Starting from the top of the material, restate each line exactly until the line that contains "s.set_linewidth(1.5)", which is also copied. Pictures are excluded.

====== GIVEN ENTRIES ======

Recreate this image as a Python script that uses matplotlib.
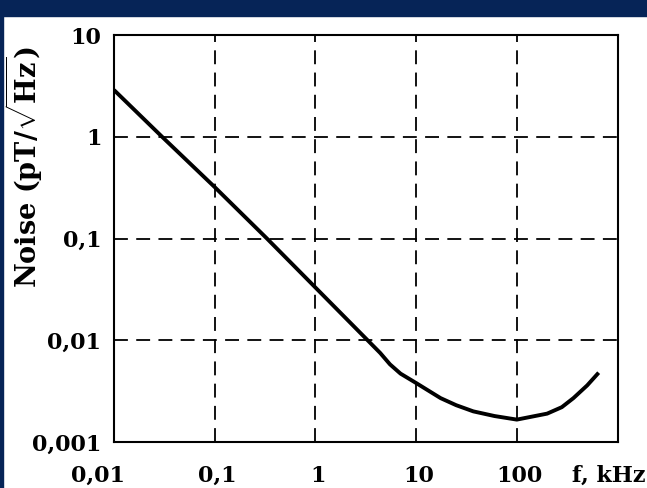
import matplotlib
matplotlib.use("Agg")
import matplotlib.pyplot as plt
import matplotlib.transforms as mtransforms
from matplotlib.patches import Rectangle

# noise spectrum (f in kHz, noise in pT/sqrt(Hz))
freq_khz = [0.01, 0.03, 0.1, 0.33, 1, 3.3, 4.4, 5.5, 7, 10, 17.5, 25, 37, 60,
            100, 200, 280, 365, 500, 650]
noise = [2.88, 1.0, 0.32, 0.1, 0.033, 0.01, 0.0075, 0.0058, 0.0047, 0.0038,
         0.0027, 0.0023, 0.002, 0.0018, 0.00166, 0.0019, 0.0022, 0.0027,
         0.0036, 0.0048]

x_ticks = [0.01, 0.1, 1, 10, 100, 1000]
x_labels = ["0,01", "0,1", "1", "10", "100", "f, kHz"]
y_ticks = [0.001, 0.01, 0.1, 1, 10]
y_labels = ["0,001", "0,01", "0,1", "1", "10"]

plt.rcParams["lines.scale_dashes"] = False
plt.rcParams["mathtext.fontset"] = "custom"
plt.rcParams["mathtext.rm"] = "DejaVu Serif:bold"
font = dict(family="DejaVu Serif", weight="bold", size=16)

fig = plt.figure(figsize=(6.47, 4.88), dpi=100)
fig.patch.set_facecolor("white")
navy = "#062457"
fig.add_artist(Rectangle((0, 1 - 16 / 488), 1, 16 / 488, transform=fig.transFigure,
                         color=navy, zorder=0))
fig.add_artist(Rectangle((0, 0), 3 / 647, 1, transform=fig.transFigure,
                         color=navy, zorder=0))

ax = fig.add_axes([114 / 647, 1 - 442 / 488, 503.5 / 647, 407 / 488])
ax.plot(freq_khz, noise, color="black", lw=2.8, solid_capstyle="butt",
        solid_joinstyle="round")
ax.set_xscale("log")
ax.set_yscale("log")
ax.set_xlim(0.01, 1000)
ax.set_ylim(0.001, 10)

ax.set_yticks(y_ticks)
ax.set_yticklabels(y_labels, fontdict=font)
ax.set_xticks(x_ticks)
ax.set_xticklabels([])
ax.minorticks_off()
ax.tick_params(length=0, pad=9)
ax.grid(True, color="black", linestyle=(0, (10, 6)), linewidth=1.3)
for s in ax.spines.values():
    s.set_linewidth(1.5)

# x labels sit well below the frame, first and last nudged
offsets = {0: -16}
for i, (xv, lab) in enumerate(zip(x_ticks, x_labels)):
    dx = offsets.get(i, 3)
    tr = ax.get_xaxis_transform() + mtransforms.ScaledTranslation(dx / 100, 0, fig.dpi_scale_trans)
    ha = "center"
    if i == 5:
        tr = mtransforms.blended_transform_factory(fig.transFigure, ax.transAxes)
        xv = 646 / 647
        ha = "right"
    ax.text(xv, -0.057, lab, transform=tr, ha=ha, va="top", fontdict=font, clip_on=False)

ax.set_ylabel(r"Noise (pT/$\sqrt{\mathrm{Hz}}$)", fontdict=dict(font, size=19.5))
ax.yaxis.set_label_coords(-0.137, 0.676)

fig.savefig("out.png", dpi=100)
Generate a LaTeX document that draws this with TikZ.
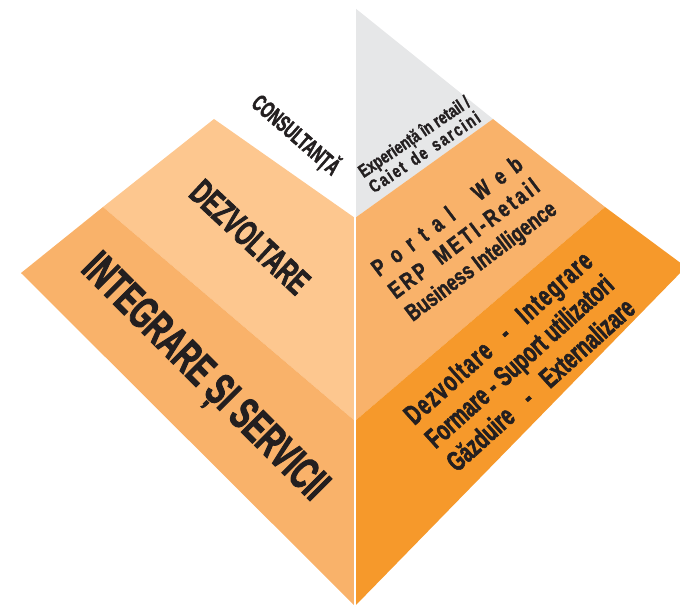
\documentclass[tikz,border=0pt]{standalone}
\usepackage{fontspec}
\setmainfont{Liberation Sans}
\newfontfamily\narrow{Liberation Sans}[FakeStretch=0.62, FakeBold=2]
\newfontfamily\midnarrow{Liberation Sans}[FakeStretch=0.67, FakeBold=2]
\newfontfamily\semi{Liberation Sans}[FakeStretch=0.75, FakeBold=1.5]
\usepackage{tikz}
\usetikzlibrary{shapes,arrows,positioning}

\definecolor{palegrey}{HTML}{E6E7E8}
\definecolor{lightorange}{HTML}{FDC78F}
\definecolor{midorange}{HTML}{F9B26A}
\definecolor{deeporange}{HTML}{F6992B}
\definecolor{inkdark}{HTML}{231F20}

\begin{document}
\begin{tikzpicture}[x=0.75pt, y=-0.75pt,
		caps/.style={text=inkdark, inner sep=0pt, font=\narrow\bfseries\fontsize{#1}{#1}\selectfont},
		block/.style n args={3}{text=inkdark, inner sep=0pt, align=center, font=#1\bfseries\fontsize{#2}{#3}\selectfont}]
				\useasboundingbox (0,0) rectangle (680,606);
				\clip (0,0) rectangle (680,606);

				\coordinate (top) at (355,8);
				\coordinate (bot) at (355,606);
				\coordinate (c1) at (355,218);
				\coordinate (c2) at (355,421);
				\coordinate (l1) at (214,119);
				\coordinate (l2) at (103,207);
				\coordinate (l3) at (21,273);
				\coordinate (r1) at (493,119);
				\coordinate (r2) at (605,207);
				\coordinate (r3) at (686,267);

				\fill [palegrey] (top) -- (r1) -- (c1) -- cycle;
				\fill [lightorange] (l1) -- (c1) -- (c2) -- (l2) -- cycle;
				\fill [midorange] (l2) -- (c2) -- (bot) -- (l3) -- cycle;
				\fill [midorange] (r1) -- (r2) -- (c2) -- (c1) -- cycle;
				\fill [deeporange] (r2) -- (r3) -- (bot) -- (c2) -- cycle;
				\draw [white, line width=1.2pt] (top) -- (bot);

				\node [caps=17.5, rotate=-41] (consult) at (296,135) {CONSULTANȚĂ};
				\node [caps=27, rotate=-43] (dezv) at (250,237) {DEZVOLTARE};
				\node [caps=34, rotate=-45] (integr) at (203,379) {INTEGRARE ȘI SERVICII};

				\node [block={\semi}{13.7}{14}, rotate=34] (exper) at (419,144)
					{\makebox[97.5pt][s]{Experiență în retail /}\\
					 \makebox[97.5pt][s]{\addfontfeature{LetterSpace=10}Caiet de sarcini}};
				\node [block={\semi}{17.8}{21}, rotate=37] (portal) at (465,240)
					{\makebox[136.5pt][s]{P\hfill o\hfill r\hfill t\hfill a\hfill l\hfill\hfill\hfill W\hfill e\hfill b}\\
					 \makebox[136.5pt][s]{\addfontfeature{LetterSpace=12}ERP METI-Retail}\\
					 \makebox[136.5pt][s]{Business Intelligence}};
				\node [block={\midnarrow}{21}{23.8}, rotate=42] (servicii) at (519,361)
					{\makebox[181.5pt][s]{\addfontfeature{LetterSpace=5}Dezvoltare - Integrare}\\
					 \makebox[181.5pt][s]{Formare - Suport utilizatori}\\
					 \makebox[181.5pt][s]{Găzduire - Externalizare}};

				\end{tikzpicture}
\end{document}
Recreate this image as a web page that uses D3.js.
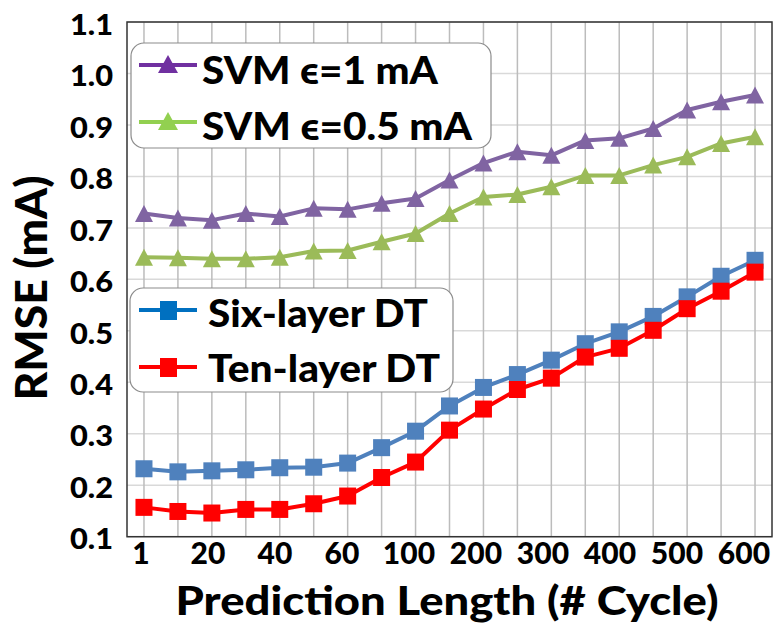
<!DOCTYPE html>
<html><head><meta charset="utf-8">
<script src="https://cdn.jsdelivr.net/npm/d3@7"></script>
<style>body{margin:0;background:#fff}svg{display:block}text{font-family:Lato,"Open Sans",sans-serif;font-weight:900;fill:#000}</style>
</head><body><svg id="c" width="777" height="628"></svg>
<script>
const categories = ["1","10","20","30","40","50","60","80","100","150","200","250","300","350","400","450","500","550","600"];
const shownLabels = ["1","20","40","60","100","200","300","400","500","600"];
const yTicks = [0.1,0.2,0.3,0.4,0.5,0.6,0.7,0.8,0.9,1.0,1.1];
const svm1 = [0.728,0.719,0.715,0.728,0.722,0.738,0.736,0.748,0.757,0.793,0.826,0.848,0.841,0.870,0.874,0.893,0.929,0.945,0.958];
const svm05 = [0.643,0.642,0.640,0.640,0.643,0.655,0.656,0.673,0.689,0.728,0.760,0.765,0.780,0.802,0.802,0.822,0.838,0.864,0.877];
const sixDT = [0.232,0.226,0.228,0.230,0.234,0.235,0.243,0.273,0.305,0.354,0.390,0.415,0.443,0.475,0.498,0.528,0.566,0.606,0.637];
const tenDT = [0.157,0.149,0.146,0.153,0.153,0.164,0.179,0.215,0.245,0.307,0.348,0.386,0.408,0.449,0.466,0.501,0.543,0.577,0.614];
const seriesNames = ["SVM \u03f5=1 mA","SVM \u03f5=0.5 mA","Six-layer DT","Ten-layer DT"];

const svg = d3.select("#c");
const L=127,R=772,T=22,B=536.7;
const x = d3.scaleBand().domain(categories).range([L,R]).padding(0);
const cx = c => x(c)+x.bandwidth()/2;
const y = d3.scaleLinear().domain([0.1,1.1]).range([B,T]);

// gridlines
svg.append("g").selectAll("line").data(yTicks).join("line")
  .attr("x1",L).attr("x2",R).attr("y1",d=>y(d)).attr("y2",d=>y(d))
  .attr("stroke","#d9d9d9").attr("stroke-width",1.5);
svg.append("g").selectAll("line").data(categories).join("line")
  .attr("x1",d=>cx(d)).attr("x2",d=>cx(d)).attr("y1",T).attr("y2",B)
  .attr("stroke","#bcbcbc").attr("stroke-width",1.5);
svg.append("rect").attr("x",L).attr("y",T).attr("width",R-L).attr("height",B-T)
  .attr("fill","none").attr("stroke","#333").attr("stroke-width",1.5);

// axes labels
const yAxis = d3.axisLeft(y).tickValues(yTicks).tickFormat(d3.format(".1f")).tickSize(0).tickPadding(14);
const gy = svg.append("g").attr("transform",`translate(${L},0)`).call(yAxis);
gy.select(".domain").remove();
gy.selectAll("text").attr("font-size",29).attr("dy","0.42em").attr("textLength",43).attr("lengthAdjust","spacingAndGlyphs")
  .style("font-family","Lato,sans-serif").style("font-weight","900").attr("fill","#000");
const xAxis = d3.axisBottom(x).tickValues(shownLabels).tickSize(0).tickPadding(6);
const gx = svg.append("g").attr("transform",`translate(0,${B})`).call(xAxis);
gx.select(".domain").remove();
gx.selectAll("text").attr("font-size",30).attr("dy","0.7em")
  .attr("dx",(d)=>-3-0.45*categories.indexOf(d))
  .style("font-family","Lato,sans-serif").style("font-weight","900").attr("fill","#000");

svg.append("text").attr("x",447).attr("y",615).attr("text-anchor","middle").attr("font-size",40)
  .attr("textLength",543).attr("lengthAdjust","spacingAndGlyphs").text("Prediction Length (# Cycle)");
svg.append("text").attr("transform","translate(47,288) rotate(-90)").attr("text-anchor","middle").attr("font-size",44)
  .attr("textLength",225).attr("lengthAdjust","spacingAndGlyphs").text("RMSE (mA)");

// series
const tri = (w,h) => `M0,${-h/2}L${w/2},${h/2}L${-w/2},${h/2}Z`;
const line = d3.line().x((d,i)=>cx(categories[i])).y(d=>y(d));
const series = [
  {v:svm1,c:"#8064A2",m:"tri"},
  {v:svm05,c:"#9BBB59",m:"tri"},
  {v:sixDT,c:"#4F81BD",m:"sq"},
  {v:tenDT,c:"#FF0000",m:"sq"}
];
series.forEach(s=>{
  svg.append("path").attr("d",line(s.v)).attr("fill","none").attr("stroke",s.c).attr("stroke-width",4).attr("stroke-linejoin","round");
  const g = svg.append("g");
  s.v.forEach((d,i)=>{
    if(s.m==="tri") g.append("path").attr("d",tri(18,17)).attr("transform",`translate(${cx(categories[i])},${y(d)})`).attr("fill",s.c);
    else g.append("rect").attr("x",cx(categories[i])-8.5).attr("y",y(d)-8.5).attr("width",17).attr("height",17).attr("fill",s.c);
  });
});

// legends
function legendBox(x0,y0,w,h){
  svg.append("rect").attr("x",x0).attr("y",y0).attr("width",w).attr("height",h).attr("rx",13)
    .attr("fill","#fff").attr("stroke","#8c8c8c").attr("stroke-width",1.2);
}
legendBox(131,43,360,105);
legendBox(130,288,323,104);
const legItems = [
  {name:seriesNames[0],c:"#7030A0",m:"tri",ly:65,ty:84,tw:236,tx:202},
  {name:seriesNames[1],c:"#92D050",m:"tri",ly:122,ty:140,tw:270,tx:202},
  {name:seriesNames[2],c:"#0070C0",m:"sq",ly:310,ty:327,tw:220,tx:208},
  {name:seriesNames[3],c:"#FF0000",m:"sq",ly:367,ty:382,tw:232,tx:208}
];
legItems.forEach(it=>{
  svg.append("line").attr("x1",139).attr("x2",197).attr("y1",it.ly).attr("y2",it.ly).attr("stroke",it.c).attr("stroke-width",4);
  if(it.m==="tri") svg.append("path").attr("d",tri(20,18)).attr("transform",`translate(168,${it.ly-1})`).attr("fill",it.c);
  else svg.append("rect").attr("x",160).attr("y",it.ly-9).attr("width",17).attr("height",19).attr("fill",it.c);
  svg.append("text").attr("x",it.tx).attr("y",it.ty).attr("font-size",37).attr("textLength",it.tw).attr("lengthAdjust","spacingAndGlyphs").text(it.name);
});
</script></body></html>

======

→ FINAL ANSWER:
Recreate this image as a Python script that uses matplotlib.
import matplotlib
matplotlib.use("Agg")
import matplotlib.pyplot as plt
import matplotlib.transforms as mtransforms
from matplotlib.patches import Rectangle

# noise spectrum (f in kHz, noise in pT/sqrt(Hz))
freq_khz = [0.01, 0.03, 0.1, 0.33, 1, 3.3, 4.4, 5.5, 7, 10, 17.5, 25, 37, 60,
            100, 200, 280, 365, 500, 650]
noise = [2.88, 1.0, 0.32, 0.1, 0.033, 0.01, 0.0075, 0.0058, 0.0047, 0.0038,
         0.0027, 0.0023, 0.002, 0.0018, 0.00166, 0.0019, 0.0022, 0.0027,
         0.0036, 0.0048]

x_ticks = [0.01, 0.1, 1, 10, 100, 1000]
x_labels = ["0,01", "0,1", "1", "10", "100", "f, kHz"]
y_ticks = [0.001, 0.01, 0.1, 1, 10]
y_labels = ["0,001", "0,01", "0,1", "1", "10"]

plt.rcParams["lines.scale_dashes"] = False
plt.rcParams["mathtext.fontset"] = "custom"
plt.rcParams["mathtext.rm"] = "DejaVu Serif:bold"
font = dict(family="DejaVu Serif", weight="bold", size=16)

fig = plt.figure(figsize=(6.47, 4.88), dpi=100)
fig.patch.set_facecolor("white")
navy = "#062457"
fig.add_artist(Rectangle((0, 1 - 16 / 488), 1, 16 / 488, transform=fig.transFigure,
                         color=navy, zorder=0))
fig.add_artist(Rectangle((0, 0), 3 / 647, 1, transform=fig.transFigure,
                         color=navy, zorder=0))

ax = fig.add_axes([114 / 647, 1 - 442 / 488, 503.5 / 647, 407 / 488])
ax.plot(freq_khz, noise, color="black", lw=2.8, solid_capstyle="butt",
        solid_joinstyle="round")
ax.set_xscale("log")
ax.set_yscale("log")
ax.set_xlim(0.01, 1000)
ax.set_ylim(0.001, 10)

ax.set_yticks(y_ticks)
ax.set_yticklabels(y_labels, fontdict=font)
ax.set_xticks(x_ticks)
ax.set_xticklabels([])
ax.minorticks_off()
ax.tick_params(length=0, pad=9)
ax.grid(True, color="black", linestyle=(0, (10, 6)), linewidth=1.3)
for s in ax.spines.values():
    s.set_linewidth(1.5)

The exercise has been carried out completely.